Angharad Evans

Personal information
- Nationality: British
- Born: 25 April 2003 (age 23) Cambridge, England

Sport
- Sport: Swimming
- Event: Breaststroke
- University team: University of Stirling
- Coached by: Ben Higson/Bret Hay

Medal record
Women's swimming
Representing Great Britain
World Championships (SC)
| Silver medal – second place | 2024 Budapest | 4×100 m medley |
European Championships (LC)
| Gold medal – first place | 2026 Paris | 100 m breaststroke |
| Gold medal – first place | 2026 Paris | 4×100 m medley |
| Silver medal – second place | 2026 Paris | 200 m breaststroke |
European Championships (SC)
| Silver medal – second place | 2025 Lublin | 200 m breaststroke |
Representing Scotland
Commonwealth Games
| Gold medal – first place | 2026 Glasgow | 100 m breaststroke |
| Gold medal – first place | 2026 Glasgow | 200 m breaststroke |
| Silver medal – second place | 2026 Glasgow | 4 x 100 m medley |
| Bronze medal – third place | 2026 Glasgow | mixed 4 x 100 m medley |

= Angharad Evans =

British swimmer

Angharad Evans (born 25 April 2003) is a British swimmer specialising in the breaststroke. Born in England, she represented Scotland at the 2026 Commonwealth Games, and competed for Great Britain at the 2024 Summer Olympics, the 2025 World Aquatics Championships and the 2026 European Aquatics Championships.

Evans is a double Commonwealth Games champion and double European champion from 2026, and a five-time national champion between 2024 and 2026. In August 2026, Evans swam the fastest female breaststroke relay leg in history, 1:03.75 in helping Great Britain win gold in the final of the Women's 4 x 100 metre medley relay at the 2026 European Aquatics Championships.

== Early life ==
Evans was born in Cambridge, England, with an American mother and British father. Her Welsh name reflects her Welsh-speaking paternal grandparents. She resides in Scotland, and opted to represent Scotland internationally.

== Career ==
Evans studied at the University of Georgia in the United States and then the University of Stirling in Scotland.

In April 2024, she won the 100 metres breaststroke title at the 2024 Aquatics GB Swimming Championships, setting a time of 1:06.54 and was subsequently named in the British team for the 2024 Summer Olympics. In May 2024, she set a new British record of 1:05.54 on her way to winning the 100 metres breaststroke competition at the AP Race International meeting in London.

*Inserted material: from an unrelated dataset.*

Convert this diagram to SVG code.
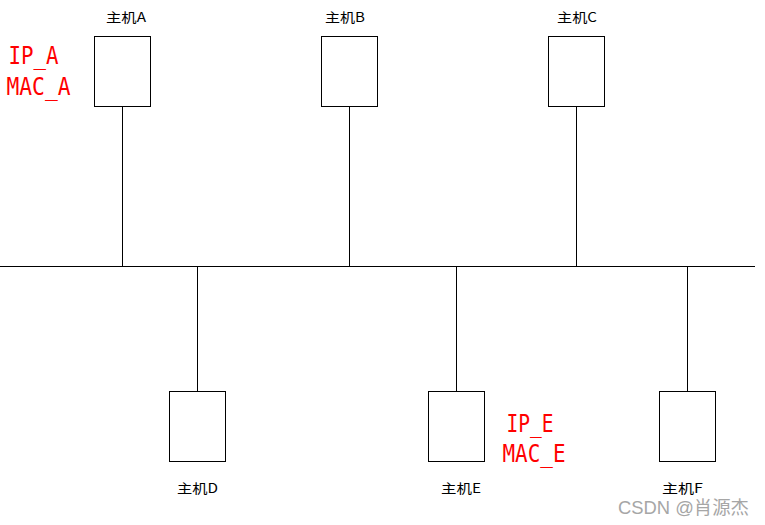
<svg xmlns="http://www.w3.org/2000/svg" width="765" height="525" viewBox="0 0 765 525">
<style>
.box{fill:#fff;stroke:#000;stroke-width:1}
.ln{stroke:#000;stroke-width:1;fill:none}
.lbl{font-family:"Noto Sans CJK SC","Liberation Sans",sans-serif;font-size:13px;fill:#000}
.red{font-family:"DejaVu Sans Mono","Liberation Mono",monospace;font-size:24px;fill:#ff0000}
.wm{font-family:"Liberation Sans","Noto Sans CJK SC",sans-serif;font-size:18px;fill:#a6a6a6}
</style>
<rect width="765" height="525" fill="#fff"/>
<g id="connectors">
<line class="ln" x1="0" y1="266.5" x2="755" y2="266.5"/>
<line class="ln" x1="122.5" y1="106.5" x2="122.5" y2="266.5"/>
<line class="ln" x1="349.5" y1="106.5" x2="349.5" y2="266.5"/>
<line class="ln" x1="576.5" y1="106.5" x2="576.5" y2="266.5"/>
<line class="ln" x1="197.5" y1="266.5" x2="197.5" y2="391.5"/>
<line class="ln" x1="456.5" y1="266.5" x2="456.5" y2="391.5"/>
<line class="ln" x1="687.5" y1="266.5" x2="687.5" y2="391.5"/>
</g>
<g id="hostA">
<rect class="box" x="94.5" y="36.5" width="56" height="70"/>
<text class="lbl" x="106" y="22" textLength="40" lengthAdjust="spacingAndGlyphs">主机A</text>
</g>
<g id="hostB">
<rect class="box" x="321.5" y="36.5" width="56" height="70"/>
<text class="lbl" x="325" y="22" textLength="40" lengthAdjust="spacingAndGlyphs">主机B</text>
</g>
<g id="hostC">
<rect class="box" x="548.5" y="36.5" width="56" height="70"/>
<text class="lbl" x="557" y="22" textLength="40" lengthAdjust="spacingAndGlyphs">主机C</text>
</g>
<g id="hostD">
<rect class="box" x="169.5" y="391.5" width="56" height="70"/>
<text class="lbl" x="177" y="493" textLength="41" lengthAdjust="spacingAndGlyphs">主机D</text>
</g>
<g id="hostE">
<rect class="box" x="428.5" y="391.5" width="56" height="70"/>
<text class="lbl" x="441" y="493" textLength="40" lengthAdjust="spacingAndGlyphs">主机E</text>
</g>
<g id="hostF">
<rect class="box" x="659.5" y="391.5" width="56" height="70"/>
<text class="lbl" x="662" y="493" textLength="41" lengthAdjust="spacingAndGlyphs">主机F</text>
</g>
<g id="labels">
<text class="red" x="8.5" y="64" textLength="50" lengthAdjust="spacingAndGlyphs">IP_A</text>
<text class="red" x="6.5" y="95" textLength="64" lengthAdjust="spacingAndGlyphs">MAC_A</text>
<text class="red" x="506.5" y="432" textLength="47" lengthAdjust="spacingAndGlyphs">IP_E</text>
<text class="red" x="502.5" y="462" textLength="63" lengthAdjust="spacingAndGlyphs">MAC_E</text>
<text class="wm" x="618" y="514" textLength="131" lengthAdjust="spacingAndGlyphs">CSDN @肖源杰</text>
</g>
</svg>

In her international debut at the Paris Olympics, she reached the 100 metres breaststroke final, turning at 50 metres in third place and finishing the race in sixth place with a time of 1:05.85.

Evans won the 200 metres breaststroke title at the 2025 Aquatics GB Swimming Championships, which sealed a qualification place for the 2025 World Aquatics Championships in Singapore. She also retained her 100 metres title in a national record time of 1:05.37. Subsequently at the World Championships, she reached the final of the 200 metres breaststroke.

At the Aquatics GB Champs in April 2026, she retained her titles, posting British record times of 2:19.70 in the 200 and 1:04.96 in the 100 metres.

At the 2026 Commonwealth Games, Evans won the gold medal in the 100 metres breaststroke, winning Scotland's 4th gold medal of the games.